Doug was understandably stumped by the situation with the previous driver. Beyond the fact that he compiled less than 500 miles on a pair of cars over the span of a decade, the writer questioned the original owner’s strategy. If they had wanted to preserve the vehicle to get maximum value down the road (which would be the only logical course of action), why were they trading the cars in?
Regardless, the writer first suggested getting the car checked out by a separate mechanic who may be familiar with rarely-used cars. Vehicles aren’t necessarily meant to be stored, as all of the various parts of a car’s mechanics work the best when they’ve been consistently used. After ten years, there’s no guarantee that these parts are going to even be working to half of their abilities, and there’s a good chance that many of the rubber, plastic, or metal parts may need to be replaced.

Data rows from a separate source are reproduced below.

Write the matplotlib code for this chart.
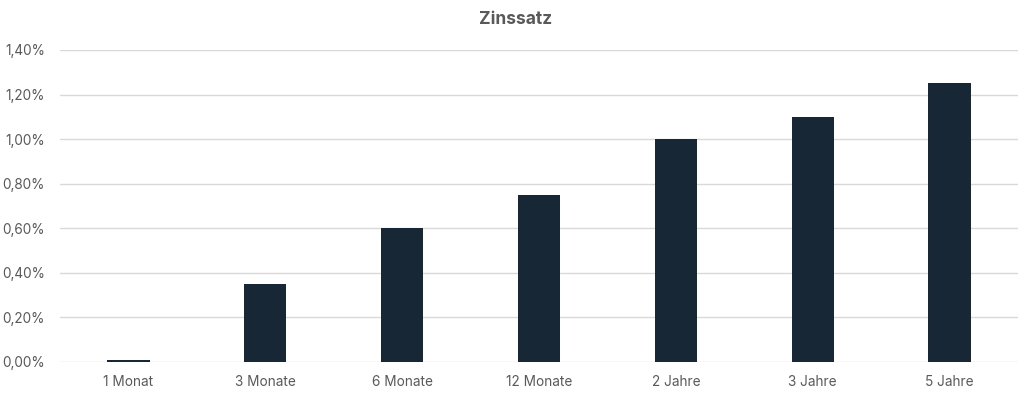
import matplotlib.pyplot as plt
import matplotlib.ticker as mtick

# Data
categories = ['1 Monat', '3 Monate', '6 Monate', '12 Monate', '2 Jahre', '3 Jahre', '5 Jahre']
rates = [0.01, 0.35, 0.60, 0.75, 1.00, 1.10, 1.25]

plt.rcParams['font.family'] = ['Inter', 'DejaVu Sans']

fig = plt.figure(figsize=(10.32, 3.96), dpi=100)
ax = fig.add_axes([60 / 1032, 1 - 362 / 396, 958 / 1032, 312 / 396])

ax.bar(range(len(categories)), rates, width=0.31, color='#182736', zorder=3)

ax.set_xlim(-0.5, len(categories) - 0.5)
ax.set_ylim(0, 1.4)
ax.set_yticks([0, 0.2, 0.4, 0.6, 0.8, 1.0, 1.2, 1.4])
ax.yaxis.set_major_formatter(mtick.FuncFormatter(lambda v, p: f'{v:.2f}%'.replace('.', ',')))
ax.set_xticks(range(len(categories)))
ax.set_xticklabels(categories)

ax.grid(axis='y', color='#d9d9d9', linewidth=1, zorder=0)
for s in ax.spines.values():
    s.set_visible(False)
ax.tick_params(axis='both', length=0, labelsize=9.8, labelcolor='#595959')
ax.tick_params(axis='y', pad=11)
ax.tick_params(axis='x', pad=9)

fig.text(0.5, 1 - 20 / 396, 'Zinssatz', ha='center', va='center', fontsize=12.5,
         fontweight='bold', color='#595959')

fig.savefig('out.png', dpi=100)
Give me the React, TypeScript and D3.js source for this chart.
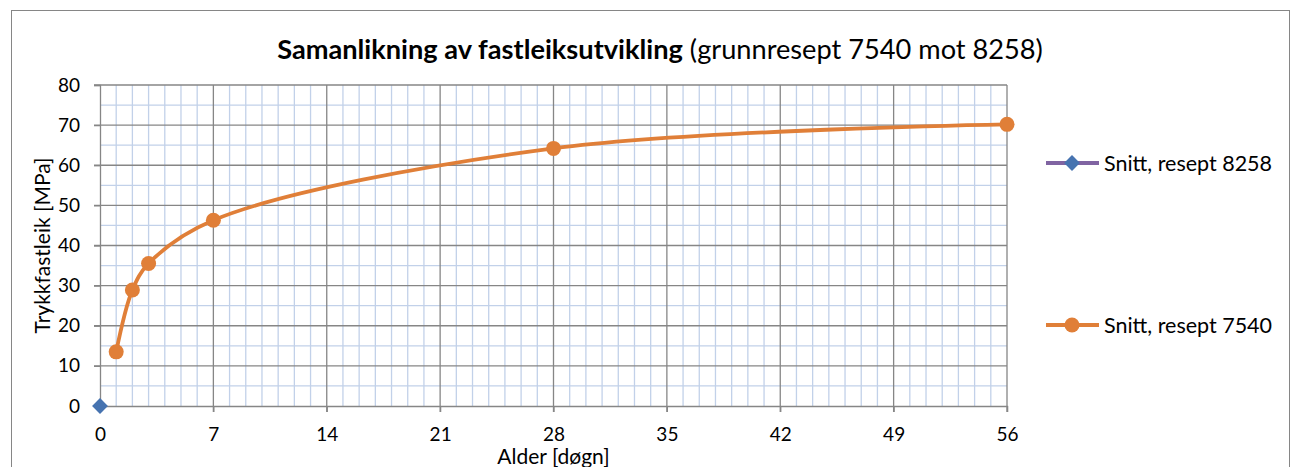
import React, { useEffect, useRef } from 'react'
import * as d3 from 'd3'

const days7540 = [1, 2, 3, 7, 28, 56]
const mpa7540 = [13.5, 28.9, 35.5, 46.3, 64.2, 70.2]
const days8258 = [0]
const mpa8258 = [0]
const xTicks = [0, 7, 14, 21, 28, 35, 42, 49, 56]
const yTicks = [0, 10, 20, 30, 40, 50, 60, 70, 80]
const seriesNames = ['Snitt, resept 8258', 'Snitt, resept 7540']

const W = 1291
const H = 467
const FONT = 'Lato, "Open Sans", sans-serif'

const App = () => {
    const ref = useRef<SVGSVGElement>(null)

    useEffect(() => {
        const svg = d3.select(ref.current)
        svg.selectAll('*').remove()

        const left = 100, right = 1007, top = 85, bottom = 406
        const x = d3.scaleLinear().domain([0, 56]).range([left, right])
        const y = d3.scaleLinear().domain([0, 80]).range([bottom, top])

        // outer frame
        svg.append('rect')
            .attr('x', 11.5).attr('y', 10.5)
            .attr('width', 1278).attr('height', 470)
            .attr('fill', '#fff').attr('stroke', '#868686')

        // minor grid
        const grid = svg.append('g')
        grid.selectAll('line.mx')
            .data(d3.range(0, 57, 1).filter(d => d % 7 !== 0))
            .enter().append('line')
            .attr('x1', d => x(d)).attr('x2', d => x(d))
            .attr('y1', top).attr('y2', bottom)
            .attr('stroke', '#c2d1e9').attr('stroke-width', 1.3)
        grid.selectAll('line.my')
            .data(d3.range(5, 80, 10))
            .enter().append('line')
            .attr('y1', d => y(d)).attr('y2', d => y(d))
            .attr('x1', left).attr('x2', right)
            .attr('stroke', '#c2d1e9').attr('stroke-width', 1.3)

        // major grid
        grid.selectAll('line.Mx')
            .data(xTicks.slice(1))
            .enter().append('line')
            .attr('x1', d => x(d)).attr('x2', d => x(d))
            .attr('y1', top).attr('y2', bottom + 6)
            .attr('stroke', '#868686').attr('stroke-width', 1.3)
        grid.selectAll('line.My')
            .data(yTicks.slice(1))
            .enter().append('line')
            .attr('y1', d => y(d)).attr('y2', d => y(d))
            .attr('x1', left - 6).attr('x2', right)
            .attr('stroke', '#868686').attr('stroke-width', 1.3)

        // axes
        svg.append('g')
            .attr('transform', `translate(0, ${bottom})`)
            .call(d3.axisBottom(x).tickValues(xTicks).tickSize(6).tickPadding(16))
            .call(g => g.select('.domain').attr('stroke', '#868686').attr('stroke-width', 1.3))
            .call(g => g.selectAll('line').attr('stroke', '#868686').attr('stroke-width', 1.3))
            .call(g => g.selectAll('text').attr('font-size', 19).attr('font-family', FONT).attr('fill', '#000'))
        svg.append('g')
            .attr('transform', `translate(${left}, 0)`)
            .call(d3.axisLeft(y).tickValues(yTicks).tickSize(6).tickPadding(14))
            .call(g => g.select('.domain').attr('stroke', '#868686').attr('stroke-width', 1.3))
            .call(g => g.selectAll('line').attr('stroke', '#868686').attr('stroke-width', 1.3))
            .call(g => g.selectAll('text').attr('font-size', 19).attr('font-family', FONT).attr('fill', '#000'))

        // 7540 series
        const pts = days7540.map((d, i) => [d, mpa7540[i]] as [number, number])
        const line = d3.line<[number, number]>()
            .x(d => x(d[0])).y(d => y(d[1]))
            .curve(d3.curveCatmullRom.alpha(0.5))
        svg.append('path')
            .datum(pts)
            .attr('d', line)
            .attr('fill', 'none')
            .attr('stroke', '#e07f38')
            .attr('stroke-width', 3.8)
        svg.selectAll('circle.p')
            .data(pts)
            .enter().append('circle')
            .attr('cx', d => x(d[0])).attr('cy', d => y(d[1]))
            .attr('r', 7.5).attr('fill', '#e07f38')

        // 8258 series
        const diamond = d3.symbol().type(d3.symbolDiamond2).size(160)
        svg.selectAll('path.d')
            .data(days8258.map((d, i) => [d, mpa8258[i]]))
            .enter().append('path')
            .attr('d', diamond)
            .attr('transform', d => `translate(${x(d[0])}, ${y(d[1])})`)
            .attr('fill', '#4673b0')

        // legend
        const lg = svg.append('g').attr('font-family', FONT).attr('font-size', 21.5)
        const ly = [163, 325]
        lg.append('line').attr('x1', 1046).attr('x2', 1099).attr('y1', ly[0]).attr('y2', ly[0])
            .attr('stroke', '#8064a2').attr('stroke-width', 3.8)
        lg.append('path').attr('d', diamond).attr('transform', `translate(1072, ${ly[0]})`).attr('fill', '#4673b0')
        lg.append('line').attr('x1', 1046).attr('x2', 1099).attr('y1', ly[1]).attr('y2', ly[1])
            .attr('stroke', '#e07f38').attr('stroke-width', 3.8)
        lg.append('circle').attr('cx', 1072).attr('cy', ly[1]).attr('r', 7.5).attr('fill', '#e07f38')
        seriesNames.forEach((n, i) => {
            lg.append('text').attr('x', 1104).attr('y', ly[i]).attr('dy', '0.35em').text(n)
        })

        // title
        const t = svg.append('text')
            .attr('x', 660).attr('y', 59)
            .attr('text-anchor', 'middle')
            .attr('font-family', FONT).attr('font-size', 27.2)
        t.append('tspan').attr('font-weight', 'bold').text('Samanlikning av fastleiksutvikling')
        t.append('tspan').text(' (grunnresept 7540 mot 8258)')

        // axis titles
        svg.append('text')
            .attr('transform', `translate(50, ${(top + bottom) / 2}) rotate(-90)`)
            .attr('text-anchor', 'middle')
            .attr('font-family', FONT).attr('font-size', 21)
            .text('Trykkfastleik [MPa]')
        svg.append('text')
            .attr('x', (left + right) / 2).attr('y', 464)
            .attr('text-anchor', 'middle')
            .attr('font-family', FONT).attr('font-size', 21)
            .text('Alder [døgn]')
    }, [])

    return (
        <svg ref={ref} width={W} height={H} style={{ position: 'absolute', left: 0, top: 0, background: '#fff' }}></svg>
    )
}

export default App
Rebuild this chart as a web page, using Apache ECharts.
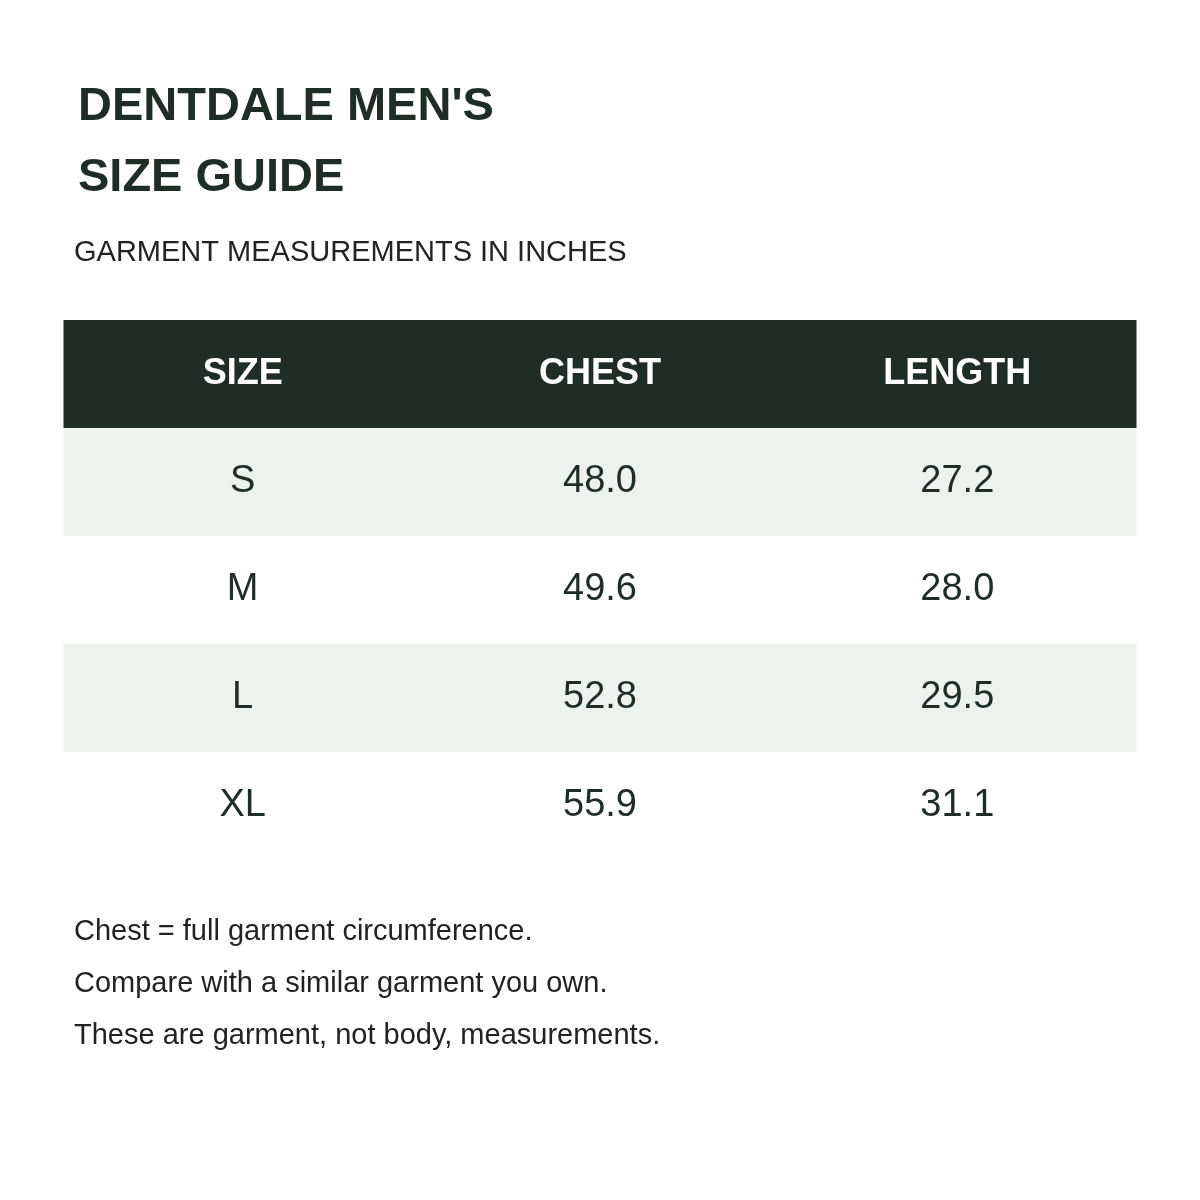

Overall, Doug wouldn’t have made the purchase. There isn’t much use for continuing to store the vehicle. Unless you run into a low-mileage antique, there aren’t too many cars that are going to impress on the show circuit or at museums… especially vehicles from the past 20 years.
Under that logic, you’d sell the 88,000-mile Subaru and drive your “new” low-mileage ride. However, this would likely be accompanied by some anxiety, as Doug admits that he’d be thinking about the thousands of dollars the car’s value would drop for every 500 miles.
Overall, we’d suggest doing all of your homework on a low-mileage used car before making the purchase. You may have to invest more money into repairing the vehicle’s parts, and that’s after you’ve already dished out some extra cash to secure the low-mileage ride (as compared to, say, a 50,000-mile car). Therefore, we’d suggest being cautious before making any commitments.